This should probably be something we come to expect — it’s Super Bowl week, so people are digging up Brett Favre and asking him all kinds of stupid questions.
When you think about it, you realize this has become an annual occurrence.
So here’s Yahoo! treading over that old, tired story about how Favre didn’t think it was his job to tutor Aaron Rodgers back when the Green Bay Packers drafted him.
“I think as a starter my job is hard enough to win ball games and be a leader,” Favre said. “You’re not a babysitter. And I’m not, by no means talking about Aaron, but he’s the starter now. So the next quarterback comes in, whether he is a first-round pick or third-round pick or free agent, but they like him. Nowhere does it say that you have to take that guy under your wing and teach him the ropes. You don’t have to do anything but win ball games for whoever it is you are the starting quarterback for. Ultimately, that’s what keeps you around or doesn’t.”
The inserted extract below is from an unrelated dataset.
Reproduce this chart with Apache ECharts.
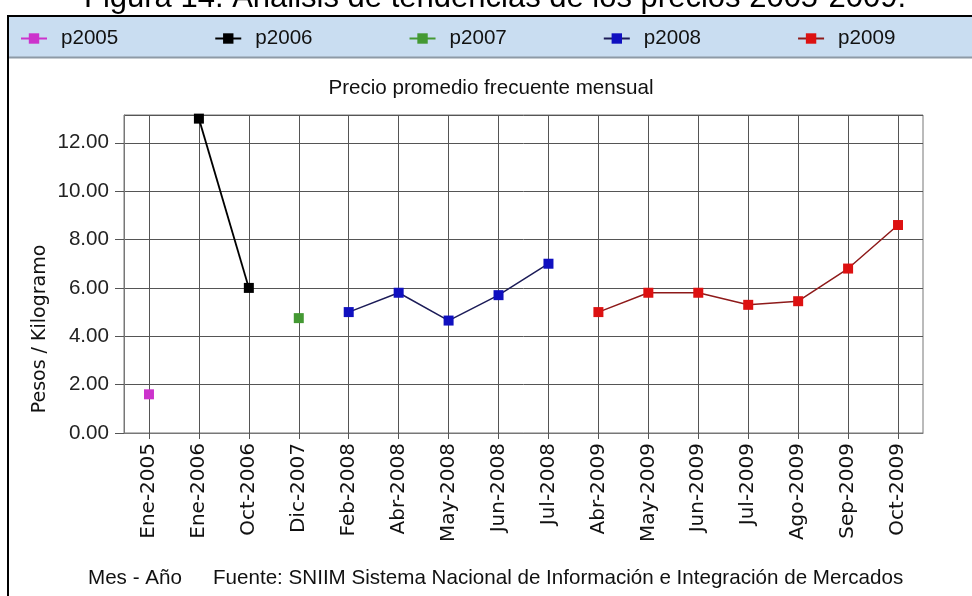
<!DOCTYPE html>
<html>
<head>
<meta charset="utf-8">
<script src="https://cdn.jsdelivr.net/npm/echarts@6/dist/echarts.min.js"></script>
<style>
  html, body { margin: 0; padding: 0; background: #fff; }
  #chart { width: 972px; height: 596px; }
</style>
</head>
<body>
<div id="chart"></div>
<script>
// categories on the x axis (mes - año)
const months = ['Ene-2005', 'Ene-2006', 'Oct-2006', 'Dic-2007', 'Feb-2008', 'Abr-2008', 'May-2008',
  'Jun-2008', 'Jul-2008', 'Abr-2009', 'May-2009', 'Jun-2009', 'Jul-2009', 'Ago-2009', 'Sep-2009', 'Oct-2009'];

// one pair of arrays per year: months it covers and the price for each
const p2005Months = ['Ene-2005'];
const p2005Values = [1.6];
const p2006Months = ['Ene-2006', 'Oct-2006'];
const p2006Values = [13.0, 6.0];
const p2007Months = ['Dic-2007'];
const p2007Values = [4.75];
const p2008Months = ['Feb-2008', 'Abr-2008', 'May-2008', 'Jun-2008', 'Jul-2008'];
const p2008Values = [5.0, 5.8, 4.65, 5.7, 7.0];
const p2009Months = ['Abr-2009', 'May-2009', 'Jun-2009', 'Jul-2009', 'Ago-2009', 'Sep-2009', 'Oct-2009'];
const p2009Values = [5.0, 5.8, 5.8, 5.3, 5.45, 6.8, 8.6];

const yTicks = [0, 2, 4, 6, 8, 10, 12];

const FONT = 'Liberation Sans';

function pairs(ms, vs) {
  return ms.map((m, i) => [m, vs[i]]);
}

function lineSeries(name, ms, vs, color, lineColor, width) {
  return {
    name: name,
    type: 'line',
    data: pairs(ms, vs),
    symbol: 'rect',
    symbolSize: 10,
    itemStyle: { color: color },
    lineStyle: { color: lineColor, width: width || 1.5 },
    emphasis: { disabled: true }
  };
}

const chart = echarts.init(document.getElementById('chart'));

const option = {
  animation: false,
  backgroundColor: '#fff',
  textStyle: { fontFamily: FONT },
  graphic: [
    {
      type: 'rect', z: -2,
      shape: { x: 8, y: 16, width: 1000, height: 700 },
      style: { fill: '#fff', stroke: '#000', lineWidth: 2 }
    },
    {
      type: 'rect', z: -1,
      shape: { x: 9, y: 17, width: 990, height: 40 },
      style: { fill: '#c9ddf1' }
    },
    {
      type: 'line', z: -1,
      shape: { x1: 9, y1: 57.5, x2: 972, y2: 57.5 },
      style: { stroke: '#8d9aa6', lineWidth: 2 }
    },
    {
      type: 'text', x: 495, y: -2,
      style: {
        text: 'Figura 14. Análisis de tendencias de los precios 2005-2009.',
        font: '31px "Liberation Sans"', fill: '#000', align: 'center', verticalAlign: 'middle'
      }
    },
    {
      type: 'text', x: 491, y: 88,
      style: {
        text: 'Precio promedio frecuente mensual',
        font: '20.6px "Liberation Sans"', fill: '#111', align: 'center', verticalAlign: 'middle'
      }
    },
    {
      type: 'text', x: 40, y: 329, rotation: Math.PI / 2,
      style: {
        text: 'Pesos / Kilogramo',
        font: '19px "DejaVu Sans"', fill: '#111', align: 'center', verticalAlign: 'middle'
      }
    },
    {
      type: 'text', x: 88, y: 578,
      style: {
        text: 'Mes - Año',
        font: '20.6px "Liberation Sans"', fill: '#111', align: 'left', verticalAlign: 'middle'
      }
    },
    {
      type: 'text', x: 213, y: 578,
      style: {
        text: 'Fuente: SNIIM Sistema Nacional de Información e Integración de Mercados',
        font: '20.6px "Liberation Sans"', fill: '#111', align: 'left', verticalAlign: 'middle'
      }
    }
  ],
  legend: {
    left: 20,
    top: 28,
    padding: 0,
    itemGap: 96,
    itemWidth: 26,
    itemHeight: 13,
    selectedMode: false,
    textStyle: { fontFamily: FONT, fontSize: 20.6, color: '#111', padding: [0, 0, 0, 9] },
    data: ['p2005', 'p2006', 'p2007', 'p2008', 'p2009']
  },
  grid: {
    left: 124,
    top: 115,
    width: 799,
    height: 318,
    show: true,
    borderColor: '#777',
    borderWidth: 1,
    backgroundColor: 'transparent',
    outerBoundsMode: 'none'
  },
  xAxis: {
    type: 'category',
    data: months,
    boundaryGap: true,
    axisLine: { show: true, lineStyle: { color: '#777' } },
    axisTick: { show: true, alignWithLabel: true, length: 6, lineStyle: { color: '#555' } },
    splitLine: { show: true, alignWithLabel: true, lineStyle: { color: '#555', width: 1 } },
    axisLabel: {
      interval: 0,
      rotate: 90,
      margin: 10,
      fontFamily: 'DejaVu Sans',
      fontSize: 20,
      color: '#111'
    }
  },
  yAxis: {
    type: 'value',
    min: 0,
    max: 13.15,
    interval: 2,
    axisLine: { show: true, lineStyle: { color: '#777' } },
    axisTick: { show: true, length: 9, lineStyle: { color: '#555' } },
    splitLine: { show: true, lineStyle: { color: '#555', width: 1 } },
    axisLabel: {
      showMaxLabel: false,
      margin: 15,
      fontFamily: FONT,
      fontSize: 20.6,
      color: '#222',
      formatter: v => (yTicks.includes(v) ? v.toFixed(2) : '')
    }
  },
  series: [
    lineSeries('p2005', p2005Months, p2005Values, '#cc33cc', '#cc33cc'),
    lineSeries('p2006', p2006Months, p2006Values, '#000000', '#000000', 1.8),
    lineSeries('p2007', p2007Months, p2007Values, '#449933', '#449933'),
    lineSeries('p2008', p2008Months, p2008Values, '#1010c0', '#1c1c58'),
    lineSeries('p2009', p2009Months, p2009Values, '#dd1111', '#8e1a1a')
  ]
};

chart.setOption(option);
</script>
</body>
</html>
That’s a solid point by Brett, but it was never really viewed in that way before. The problem for Brett is Brett. He’s viewed as selfish because, frankly, he is selfish. This stance toward Rodgers just reinforced that idea in peoples’ minds.
So while Brett is right — his concern should be about winning games — he should have had more tact when he first addressed this question.
“I’m sure I can teach him a thing or two.”
That would have been a tactful response. And then Brett could have gone off and done absolutely nothing to teach Rodgers anything at all and we never would have known. But Brett Favre does not know what tact is, as we’ve witnessed so many times.
Naturally, this is the basis for the Brett Favre doesn’t like Aaron Rodgers narrative, which has also grown tiresome.
Brett, of course, insists he has no problem with Aaron.
“Aaron and I, we don’t talk all the time but I don’t talk all the time with family members,” Favre said. “It has nothing to do with him being the starting quarterback of Green Bay in spite of what people may think.
“I got no hard feelings. Why would I have hard feelings for Aaron Rodgers and why would he have hard feelings for me?”
Good question. These were just two dudes caught up in an uncomfortable situation created by their employer. They have never been, as far as we know, arch enemies.
It’s just that one of them handled that uncomfortable situation better than the other one did. Much better, as you surely know.
And so the one that didn’t handle it well gets to be the villain. He may not like that, but that’s the narrative that he created and will, at least in some part, forever be saddled with.